Compositions From The Hell, Purgatory, And Paradise

Imprint

London.: Published May 1. 1807,, by Longman, Hurst, Rees and Orme, Paternoster Row.

Physical Description

[1] f., 38, 38, [1], 33 pl.; 264×335 mm.

Contents

[T.p.] - [Pl.1 = T.pl.] - [Plates].

Responsibility Note

No plate is signed.

References

G.E. Bentley, The early engravings of Flaxman's classical designs (1964).

C. Gizzi, ed., Flaxman e Dante [exhibition catalogue] (1986).

For Flaxman's influence see the bibliographic note on Compositions From The Tragedies Of Aeschylus Designed By Iohn Flaxman (1795).

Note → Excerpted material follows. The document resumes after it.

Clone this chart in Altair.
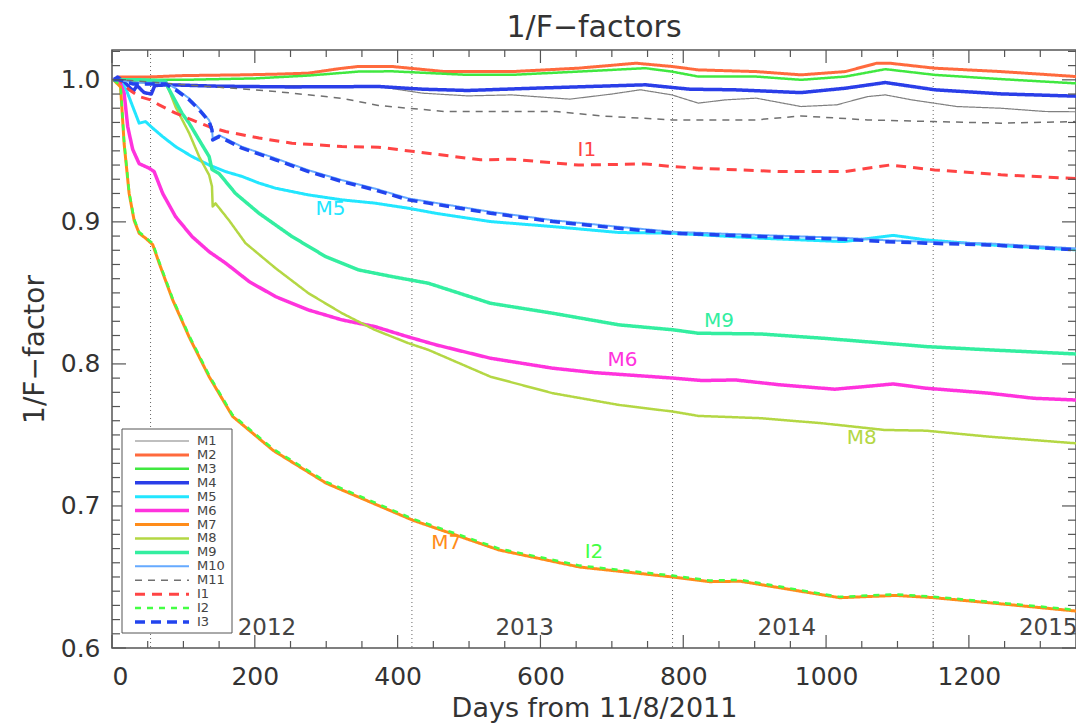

On illustrations to Dante see the bibliographic note on La Divina Commedia Di Dante Alighieri (1757).

Summary Note

The publication-date of 1807 is carried by the title-page; which is followed by the title-plate, on which the publication-date of 1807 has been engraved below the first publication-date of 1793. It reads, 'Compositions From The Hell, Purgatory, And Paradise, Of Dante Alighieri, By Iohn Flaxman, Sculptor. Engraved By Thomas Piroli, from the Drawings in Possession of Thomas Hope Esqr. 1793. London, Printed for Longman, Hurst, Rees, & Orme, Paternoster Row, R.H. Evans, Pall Mall, W. Miller, Albemarle Street, & I. & A. Arch, Cornhill, May 1. 1807.' (The drawings had been commissioned from Flaxman by Thomas Hope in 1792, and Piroli's engravings of them had first been issued as a small private edition in 1793.)

The plates, captioned in Italian and English, show passages from Dante's Divina Commedia. Between those for 'Purgatory' and 'Paradise' is an unnumbered plate, captioned, 'Faith, Hope and Charity'.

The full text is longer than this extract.